The hydrocarbons law, approved earlier this year, demands companies share with the government at least 50 percent of extra revenue above a set benchmark. Foreign oil operators have opposed the law as unfair.

No nationalization
Correa, who calls Venezuelan President Hugo Chavez a friend, has rejected any energy nationalization that could trigger jitters among investors and private companies and welcomes foreign investment in the oil sector.

Chavez is a sharp critic of U.S. policy and has sought to forge an alliance of left-wing governments to counter U.S. influence in the region with his own brand of socialist revolution.

A top election official said Tuesday that Correa, a U.S.-trained economist, had won Sunday’s presidential run-off election. Other election officials said the official announcement would come Thursday.

Correa also said his government may seek to increase the share of extra oil revenue received by the state to 85 percent. The law currently says the state should receive at least 50 percent of those revenues.
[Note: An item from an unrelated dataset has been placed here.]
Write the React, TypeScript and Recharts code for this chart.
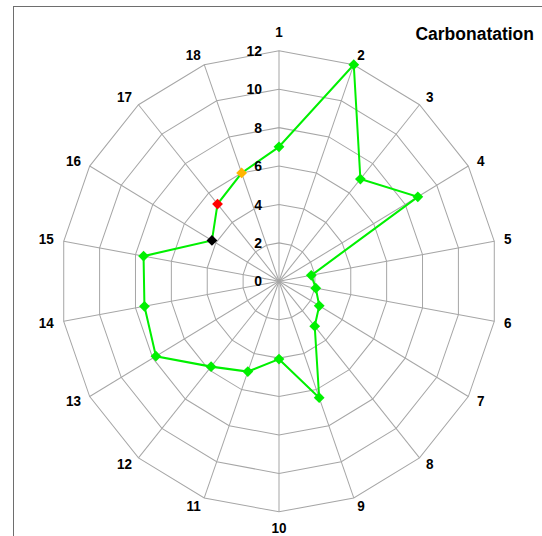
import React from 'react'
import { RadarChart, Radar, PolarGrid, PolarAngleAxis, PolarRadiusAxis } from 'recharts'

// axis labels and values
const categories = ['1', '2', '3', '4', '5', '6', '7', '8', '9', '10', '11', '12', '13', '14', '15', '16', '17', '18']
const carbonatation = [7, 12, 6.95, 8.8, 1.8, 2.05, 2.55, 3.05, 6.45, 4.05, 5.0, 5.8, 7.8, 7.5, 7.55, 4.25, 5.25, 6.0]
const radiusTicks = [0, 2, 4, 6, 8, 10, 12]
const title = 'Carbonatation'

// marker colours for the highlighted categories, everything else is green
const markerColours: Record<string, string> = { '16': '#000000', '17': '#ff0000', '18': '#ffb400' }

const data = categories.map((c, i) => ({ name: c, value: carbonatation[i] }))

const W = 542
const H = 536
const CX = 279
const CY = 281.3
const R = 218.6
const S = 1.0545 // the reference is a little taller than wide
const GREEN = '#00f000'
const FONT = '"Liberation Sans", Arial, sans-serif'

function AngleTick(props: any) {
  const { payload } = props
  const rad = (payload.coordinate * Math.PI) / 180
  const sx = Math.cos(rad)
  const sy = Math.sin(rad)
  const vx = CX + R * sx
  const vyF = CY - R * S * sy
  let anchor = 'middle'
  let lx = vx
  let lyF
  if (Math.abs(sx) < 1e-6) {
    lyF = vyF + (sy > 0 ? -19 : 16.5)
  } else {
    anchor = sx > 0 ? 'start' : 'end'
    lx = vx + 10 * sx
    lyF = vyF - sy * (sy > 0 ? 10.5 : 8.5)
  }
  const ly = CY + (lyF - CY) / S
  return (
    <text x={lx} y={ly} dy="0.35em" textAnchor={anchor} fontFamily={FONT} fontWeight="bold" fontSize={13.5} fill="#000">
      {payload.value}
    </text>
  )
}

function RadiusTick(props: any) {
  const { x, y, payload } = props
  return (
    <text x={x - 17} y={y} dy="0.35em" textAnchor="end" fontFamily={FONT} fontWeight="bold" fontSize={14} fill="#000">
      {payload.value}
    </text>
  )
}

function Diamond(props: any) {
  const { cx, cy, index } = props
  if (cx == null || cy == null) return null
  const fill = markerColours[categories[index]] || GREEN
  const w = 5.4
  const h = 5.1
  return <path key={`d-${index}`} d={`M${cx},${cy - h}L${cx + w},${cy}L${cx},${cy + h}L${cx - w},${cy}Z`} fill={fill} />
}

export default function App() {
  return (
    <div style={{ position: 'fixed', left: 0, top: 0, width: W, height: H, overflow: 'hidden', background: '#fff' }}>
      <div
        style={{
          position: 'absolute',
          left: 13,
          top: 6,
          width: 700,
          height: 700,
          borderLeft: '1.5px solid #6e6e6e',
          borderTop: '1.5px solid #6e6e6e',
        }}
      />
      <div
        style={{
          position: 'absolute',
          left: 0,
          top: 0,
          width: W,
          height: H,
          transform: `scaleY(${S})`,
          transformOrigin: `0px ${CY}px`,
        }}
      >
        <RadarChart width={W} height={H} data={data} cx={CX} cy={CY} outerRadius={R} margin={{ top: 0, right: 0, bottom: 0, left: 0 }}>
          <PolarGrid gridType="polygon" stroke="#a6a6a6" strokeWidth={1} />
          <PolarAngleAxis dataKey="name" tick={AngleTick} tickLine={false} axisLine={false} />
          <PolarRadiusAxis
            angle={90}
            domain={[radiusTicks[0], radiusTicks[radiusTicks.length - 1]]}
            tickCount={radiusTicks.length}
            tick={RadiusTick}
            axisLine={false}
            tickLine={false}
          />
          <Radar
            dataKey="value"
            stroke={GREEN}
            strokeWidth={2}
            fill="none"
            fillOpacity={0}
            dot={Diamond}
            isAnimationActive={false}
          />
        </RadarChart>
        <svg width={W} height={H} style={{ position: 'absolute', left: 0, top: 0, pointerEvents: 'none' }}>
          <text
            x={534}
            y={CY + (33.3 - CY) / S}
            dy="0.35em"
            textAnchor="end"
            fontFamily={FONT}
            fontWeight="bold"
            fontSize={17.5}
            fill="#000"
          >
            {title}
          </text>
        </svg>
      </div>
    </div>
  )
}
Some of the biggest investors in Ecuador’s energy sector are Brazil’s Petrobras and Spain’s Repsol YPF.

Correa said a legal dispute with Occidental Petroleum Corp. over its assets in the country was a “closed case” in which Ecuadorean law had been applied.

Ecuador terminated its contract with the Los Angeles-based company and took over its assets in May after accusations that the firm sold part of an oil block without government authorization. The company has filed an arbitration claim seeking $1 billion in damages and the return of its assets.

An Occidental spokesperson declined to comment.

Calls for pragmatism
“He hasn’t really taken over yet and I think he is still excited with the election results,” said Roger Tissot, Latin American analyst with Washington-based consultancy PFC Energy.

“When he is in power, perhaps reality will sink in and he will slowly reach a pragmatic middle ground that works for everything, like in Bolivia.” he added.

Bolivia’s move to nationalize its energy sector earlier this year spooked foreign oil companies and investors.

However, energy companies in Bolivia now say their new contracts are as profitable as the old ones and political analysts say Bolivian President Evo Morales has shown himself to be less radical than his critics feared.

Ecuador, South America’s fifth-largest oil producer, has an output of around 530,000 barrels of oil per day, which is extracted evenly by the state oil company and foreign operators.